Un canestro d’uva non fa vendemmia.
Literally= A basket of grapes doesn’t make/mean a harvest.
Meaning: This seems rather close to the English proverb “One swallow doesn’t a summer make.” In other words, don’t get too excited or assume too much too fast.
A chi piace il bere, parla sempre di vino.
Literally= Those who like to drink, always speak about wine.
Meaning: As far as I have understood, this is a pretty straightforward proverb. But part of me wonders if it isn’t also poking some fun at the fact that wine makes people talk more!
Chi semina buon grano, ha poi buon pane; chi semina il lupino, non ha né pan né vino.
Literally= He who plants good grain will then have good bread; he who plants a little wolf will have neither bread nor wine.
Meaning: The word “lupino” can mean either a little wolf or lupin beans. This pun works out well, because in both cases- whether you plant lupin instead of grain or grapes or plant a wolf who will eat it all – you will end up breadless and wineless. Perhaps it’s similar in meaning to the English “You reap what you sow”.
Chi vuole tutta l’uva non ha buon vino.
Literally= He who wants all of the grapes doesn’t have good wine.

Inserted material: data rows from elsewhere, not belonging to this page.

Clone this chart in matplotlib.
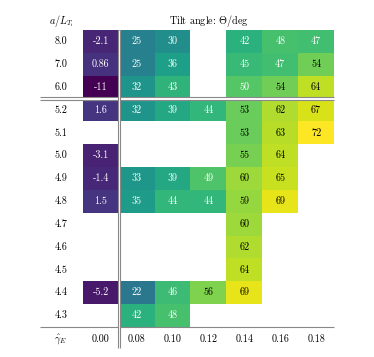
import numpy as np
import matplotlib
matplotlib.use('Agg')
import matplotlib.pyplot as plt

plt.rcParams['font.family'] = 'serif'
plt.rcParams['font.serif'] = ['cmr10']
plt.rcParams['mathtext.fontset'] = 'cm'
plt.rcParams['axes.unicode_minus'] = False

gamma_E = ['0.00', '0.08', '0.10', '0.12', '0.14', '0.16', '0.18']
a_LTi = ['8.0', '7.0', '6.0', '5.2', '5.1', '5.0', '4.9', '4.8', '4.7', '4.6', '4.5', '4.4', '4.3']
nan = np.nan
tilt = np.array([
    [-2.1, 25, 30, nan, 42, 48, 47],
    [0.86, 25, 36, nan, 45, 47, 54],
    [-11, 32, 43, nan, 50, 54, 64],
    [1.6, 32, 39, 44, 53, 62, 67],
    [nan, nan, nan, nan, 53, 63, 72],
    [-3.1, nan, nan, nan, 55, 64, nan],
    [-1.4, 33, 39, 49, 60, 65, nan],
    [1.5, 35, 44, 44, 59, 69, nan],
    [nan, nan, nan, nan, 60, nan, nan],
    [nan, nan, nan, nan, 62, nan, nan],
    [nan, nan, nan, nan, 64, nan, nan],
    [-5.2, 22, 46, 56, 69, nan, nan],
    [nan, 42, 48, nan, nan, nan, nan],
])

W, H = 374, 357
fig = plt.figure(figsize=(W / 100, H / 100), dpi=100)
x0, x1, y0, y1 = 83, 334, 30, 327
ax = fig.add_axes([x0 / W, 1 - y1 / H, (x1 - x0) / W, (y1 - y0) / H])

nr, nc = tilt.shape
data = np.ma.masked_invalid(tilt)
ax.imshow(data, cmap='viridis', vmin=np.nanmin(tilt), vmax=np.nanmax(tilt),
          aspect='auto', interpolation='nearest')
ax.set_xlim(-0.5, nc - 0.5)
ax.set_ylim(nr - 0.5, -0.5)
for s in ax.spines.values():
    s.set_visible(False)
ax.set_xticks([])
ax.set_yticks([])

cw = (x1 - x0) / nc
rh = (y1 - y0) / nr
def dx(px):
    return (px - x0) / cw - 0.5
def dy(py):
    return (py - y0) / rh - 0.5

fs = 7.3
for i in range(nr):
    for j in range(nc):
        v = tilt[i, j]
        if np.isnan(v):
            continue
        ax.text(j, i, f"{v:.2g}", ha='center', va='center', fontsize=fs,
                color='black' if v >= 51 else 'white')

lab_x = dx(61)
for i, lab in enumerate(a_LTi):
    ax.text(lab_x, i, lab, ha='center', va='center', fontsize=fs, clip_on=False)
xl_y = dy(339)
for j, lab in enumerate(gamma_E):
    ax.text(j, xl_y, lab, ha='center', va='center', fontsize=fs, clip_on=False)
ax.text(lab_x, xl_y, r"$\hat{\gamma}_E$", ha='center', va='center', fontsize=fs, clip_on=False)
ax.text(lab_x, dy(21), r"$a/L_{T_{\mathrm{i}}}$", ha='center', va='center', fontsize=fs, clip_on=False)
ax.text((nc - 1) / 2, dy(21), r"Tilt angle: $\Theta/\mathrm{deg}$", ha='center', va='center',
        fontsize=fs, clip_on=False)

gray = '#888888'
xl, xr = dx(40), nc - 0.5
# horizontal double line
hb = 2.5
off = 1.05 / rh
ax.plot([xl, xr], [hb, hb], color='white', lw=2.2, clip_on=False, solid_capstyle='butt')
for o in (-off, off):
    ax.plot([xl, xr], [hb + o, hb + o], color=gray, lw=0.8, clip_on=False, solid_capstyle='butt')
# bottom line
ax.plot([xl, xr], [nr - 0.5, nr - 0.5], color=gray, lw=0.8, clip_on=False, solid_capstyle='butt')
# vertical double line
vb = 0.5
offx = 1.0 / cw
yb = dy(348)
ax.plot([vb, vb], [-0.5, yb], color='white', lw=2.0, clip_on=False, solid_capstyle='butt')
for o in (-offx, offx):
    ax.plot([vb + o, vb + o], [-0.5, yb], color=gray, lw=0.8, clip_on=False, solid_capstyle='butt')

fig.savefig('out.png', dpi=100)
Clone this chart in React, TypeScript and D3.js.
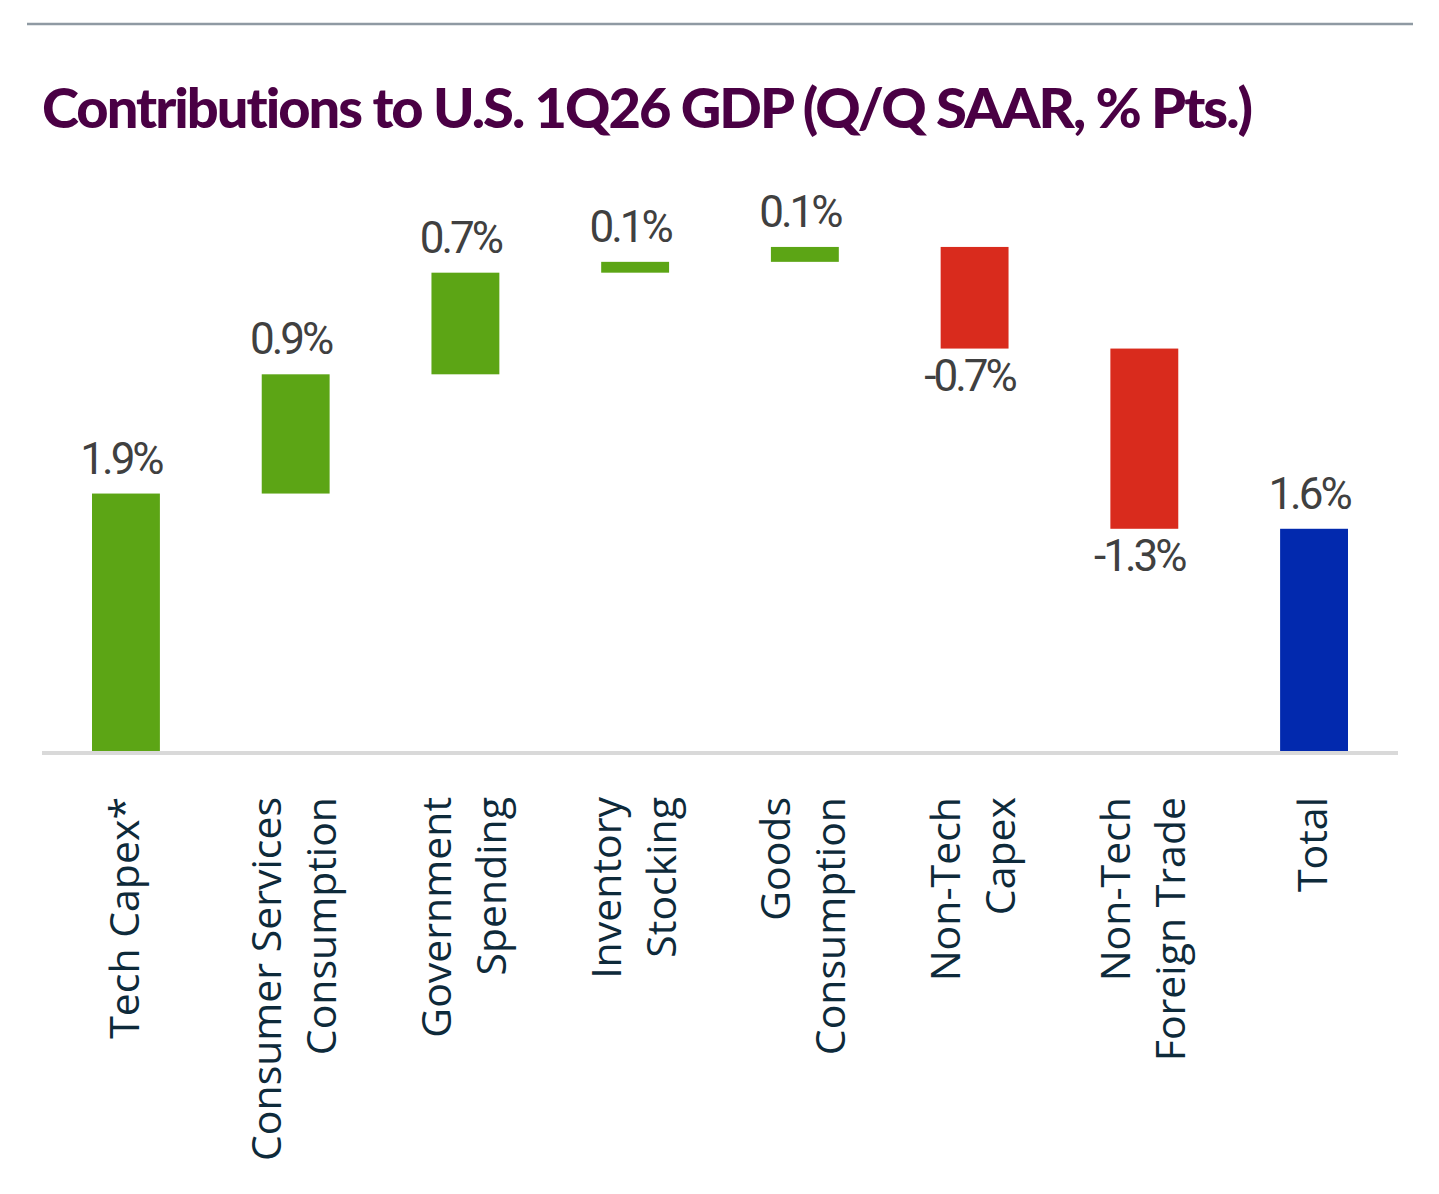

Meaning: In some ways this is a proverb on patience, using the metaphor of allowing grapes to ripen fully before picking. It suggests to not pick all your grapes (out of fear someone might steal some of them) before they are ready lest your wine turn out bad and endeavor less successful. Closest English proverb I can think of is “Slow and steady wins the race”.
Il vino nel sasso, ed il popone nel terren grasso.
Literally= Wine in the stone, and melon in the fertile land.
Meaning: Grapevines are typically grown in less fertile soil (sometimes stoney or gravely too) in order to encourage less foliage and more berries. Melons on the other hand need fertile soil. Quite simply a proverb about each thing having its proper place.
Poca uva, molto vino; poco grano, manco pane.
Literally= Few grapes, lots of wine; little grain, short of bread.
Meaning: A little wine can be enough but a little bread finishes fast (and won’t be enough). I can’t think of an English equivalent.
Vigna al nuvolo fa debol/poco vino.
Literally= Vines under the clouds make weak/little wine.
Meaning: Too little sun doesn’t ripen grapes properly and lower quality or amounts of wine can result. Perhaps one could use this metaphorically, for example if someone were to say that the government has cut money for education, I might use this proverb to suggest that funding (the sun) education for our children (the vines) is key to creating a better future (wine) for us all.
Se piove per San Barnabà, l’uva bianca se ne va; se piove mattina e sera, se ne va la bianca e la nera.
Literally= If it rains for [the feast day of] St. Barnabas, the white grapes will go away; if it rains day and night, they’ll go away the white and the black [grapes].
Meaning: St. Barnabas’ feast day is June 11th, which is an important time during the grape growing season. White grapes are more delicate and would be the first to go with a little bad weather (=rain and hail), while consistent bad weather might destroy both white and black grapes.
Chi ha vigna ha tigna.
Literally= He who has vines [also] has ringworm.
Meaning: Rather than literally ringworm, this proverb speaks of an annoyance that inevitably comes with something that requires as much work and care as a vine. In other words, he who has vines also has a lot of discomfort and worrying (and physical discomfort too that accompanies such work). Might be something like the English proverb “You can’t make an omelette without breaking eggs.”